In this way, we can skip the unrecognized tag.
From snap
u8: 'f'
le64: length of appending data (4 + length)
le32: snap name length
snap name
To snap
u8: 't'
le64: length of appending data (4 + length)
le32: snap name length
snap name
Size
u8: 's'
le64: length of appending data (8)
le64: (ending) image size
Data Records
These records come in the second part of the sequence.
Updated data
u8: 'w'
le64: length of appending data (8 + 8 + length)
le64: offset
le64: length
length bytes of actual data
Zero data
u8: 'z'
le64: length of appending data (8 + 8)
le64: offset
le64: length
Final Record
End
u8: 'e'
这就是我在这个PR里面引入的方案,以前的v1export 会吧所有的数据都存到到处的文件里面,但是这样就没有办法存储元数据和snapshot的信息。

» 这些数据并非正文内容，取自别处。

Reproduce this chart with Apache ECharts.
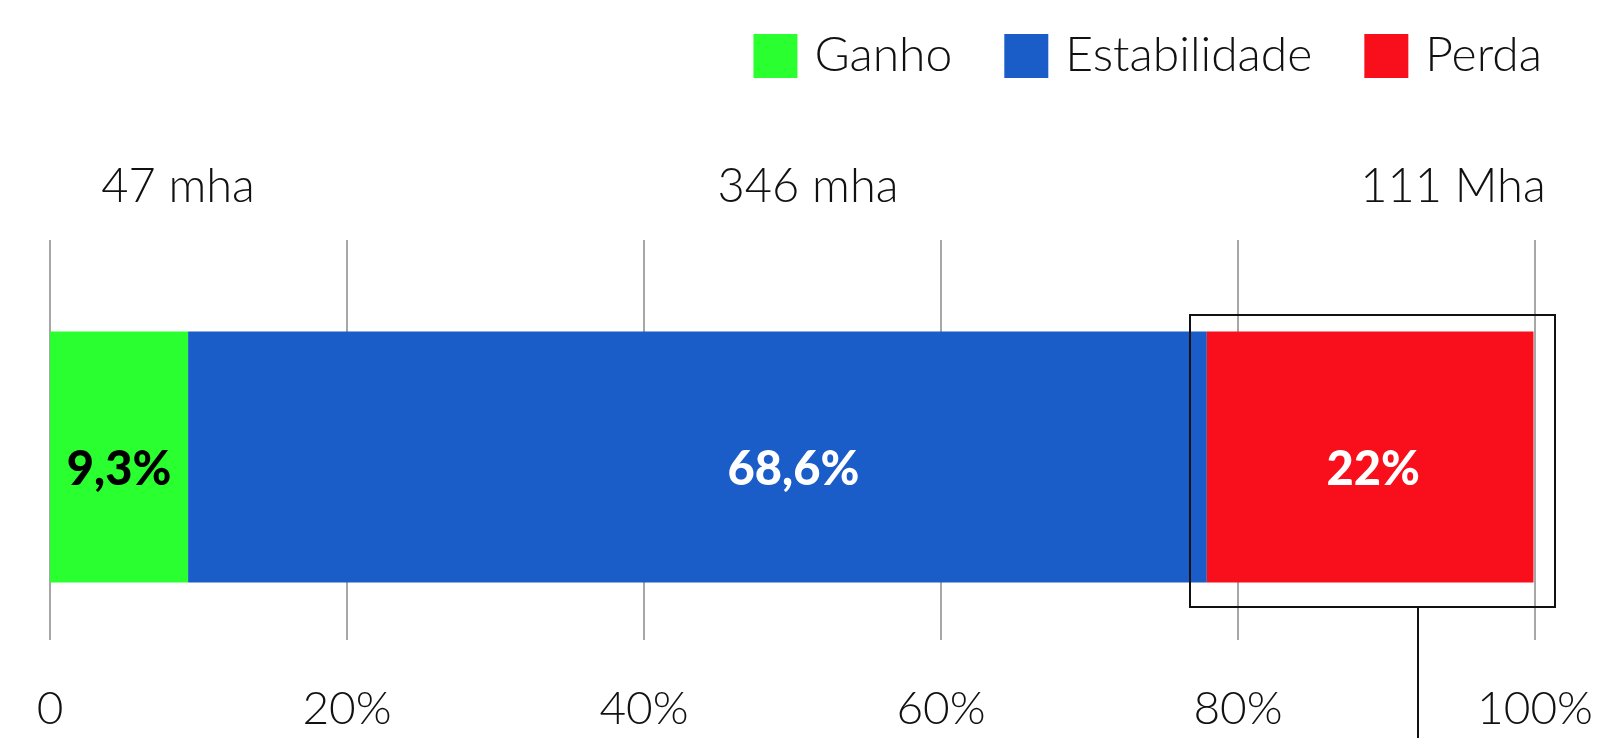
<!DOCTYPE html>
<html>
<head>
<meta charset="utf-8">
<title>Ganho, Estabilidade, Perda</title>
<script src="https://cdn.jsdelivr.net/npm/echarts@6/dist/echarts.min.js"></script>
<style>
  html, body { margin: 0; padding: 0; background: #fff; }
  #chart { width: 1599px; height: 738px; }
</style>
</head>
<body>
<div id="chart"></div>
<script>
// dados
const categories = ['total']
const seriesNames = ['Ganho', 'Estabilidade', 'Perda']
const ganho = [9.3]
const estabilidade = [68.6]
const perda = [22]
const areaLabels = ['47 mha', '346 mha', '111 Mha']
const tickLabels = ['0', '20%', '40%', '60%', '80%', '100%']

const colors = ['#2aff2f', '#1a5cc8', '#f90f1c']
const lightFont = 'Lato'

const fmtPct = (v) => String(v).replace('.', ',') + '%'

const barLabel = (color, dx) => ({
  show: true,
  position: 'inside',
  offset: [dx || 0, 13],
  color: color,
  fontFamily: lightFont,
  fontWeight: 900,
  fontSize: 47,
  formatter: (p) => fmtPct(p.value)
})

const chart = echarts.init(document.getElementById('chart'))

const option = {
  animation: false,
  color: colors,
  legend: {
    data: seriesNames,
    top: 27,
    right: 52,
    itemWidth: 44,
    itemHeight: 44,
    itemGap: 52,
    icon: 'rect',
    textStyle: {
      fontFamily: lightFont,
      fontWeight: 300,
      fontSize: 48,
      color: '#111',
      padding: [0, 0, 0, 12]
    }
  },
  grid: {
    left: 50,
    right: 64,
    top: 274,
    bottom: 98
  },
  xAxis: [
    {
      type: 'value',
      position: 'bottom',
      min: 0,
      max: 100,
      interval: 20,
      axisLine: { show: false },
      axisTick: { show: false },
      splitLine: { show: true, lineStyle: { color: '#8a8a8a', width: 1.5 } },
      axisLabel: {
        margin: 46,
        fontFamily: lightFont,
        fontWeight: 300,
        fontSize: 46,
        color: '#111',
        formatter: (v) => tickLabels[Math.round(v / 20)]
      }
    },
    {
      // só os traços acima da barra
      type: 'value',
      position: 'top',
      min: 0,
      max: 100,
      interval: 20,
      axisLine: { show: false },
      axisTick: { show: true, length: 34, lineStyle: { color: '#8a8a8a', width: 1.5 } },
      axisLabel: { show: false },
      splitLine: { show: false }
    }
  ],
  yAxis: {
    type: 'category',
    data: categories,
    show: false
  },
  series: [
    {
      name: seriesNames[0],
      type: 'bar',
      stack: 'total',
      barWidth: 251,
      data: ganho,
      label: barLabel('#000')
    },
    {
      name: seriesNames[1],
      type: 'bar',
      stack: 'total',
      data: estabilidade,
      label: barLabel('#fff', 96)
    },
    {
      name: seriesNames[2],
      type: 'bar',
      stack: 'total',
      data: perda,
      label: barLabel('#fff', 3)
    }
  ],
  graphic: [
    ...areaLabels.map((t, i) => ({
      type: 'text',
      x: [178, 808, 1453][i],
      y: 187,
      style: {
        text: t,
        align: 'center',
        verticalAlign: 'middle',
        fontFamily: lightFont,
        fontWeight: 300,
        fontSize: 47,
        fill: '#111'
      }
    })),
    {
      type: 'rect',
      z: 100,
      shape: { x: 1190, y: 315, width: 365, height: 292 },
      style: { fill: 'none', stroke: '#111', lineWidth: 2 }
    },
    {
      type: 'line',
      z: 100,
      shape: { x1: 1418, y1: 607, x2: 1418, y2: 740 },
      style: { stroke: '#111', lineWidth: 2 }
    }
  ]
}

chart.setOption(option)
window.addEventListener('resize', function () {
  chart.resize()
})
</script>
</body>
</html>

所以我引入了一个header在导出的文件里面,用来存放元数据。并且吧所有的到处文件分成若干个section,每个section都有一个tag,表示不同的意思。
这样我们在导入的时候就可以通过解析不同的section来导入所有的元数据:
+static const std::string RBD_IMAGE_BANNER_V2 ("rbd image v2\n");
+static const std::string RBD_IMAGE_DIFFS_BANNER_V2 ("rbd image diffss v2\n");
+static const std::string RBD_DIFF_BANNER_V2 ("rbd diff v2\n");
+
+#define RBD_DIFF_FROM_SNAP 'f'
+#define RBD_DIFF_TO_SNAP 't'
+#define RBD_DIFF_IMAGE_SIZE 's'
+#define RBD_DIFF_WRITE 'w'
+#define RBD_DIFF_ZERO 'z'
+#define RBD_DIFF_END 'e'
+
+#define RBD_EXPORT_IMAGE_ORDER 'O'
+#define RBD_EXPORT_IMAGE_FEATURES 'T'
+#define RBD_EXPORT_IMAGE_STRIPE_UNIT 'U'
+#define RBD_EXPORT_IMAGE_STRIPE_COUNT 'C'
+#define RBD_EXPORT_IMAGE_END 'E'
现在的效果如下:
[root@node-1 ~]# rbd create test_export_v2 -s 1G
[root@node-1 ~]# rbd info test_export_v2
rbd image 'test_export_v2':
size 1024 MB in 256 objects
order 22 (4096 kB objects)
block_name_prefix: rbd_data.8d9ca36b8b4567
format: 2
features: layering, striping, exclusive-lock, object-map, fast-diff, deep-flatten
flags:
create_timestamp: Tue Oct 17 22:25:02 2017
stripe unit: 128 kB
stripe count: 32
[root@node-1 ~]# rbd export --export-format 2 test_export_v2 export.file
Exporting image: 100% complete...done.
[root@node-1 ~]# rbd import --export-format 2 export.file test_import_v2
Importing image: 100% complete...done.
[root@node-1 ~]# rbd info test_import_v2
rbd image 'test_import_v2':
size 1024 MB in 256 objects
order 22 (4096 kB objects)
block_name_prefix: rbd_data.8ea2566b8b4567
format: 2
features: layering, striping, exclusive-lock, object-map, fast-diff, deep-flatten
flags:
create_timestamp: Tue Oct 17 22:25:55 2017
stripe unit: 128 kB
stripe count: 32
后续:
实际上还有一些后续工作可以做,比如:
(1)image-meta 数据是没有导出的,这个工作已经在前段时间,让别的同事完成了。
(2)导出的文件里面可以写入md5值,导入的时候对数据进行校验,以防到处的文件内容被修改。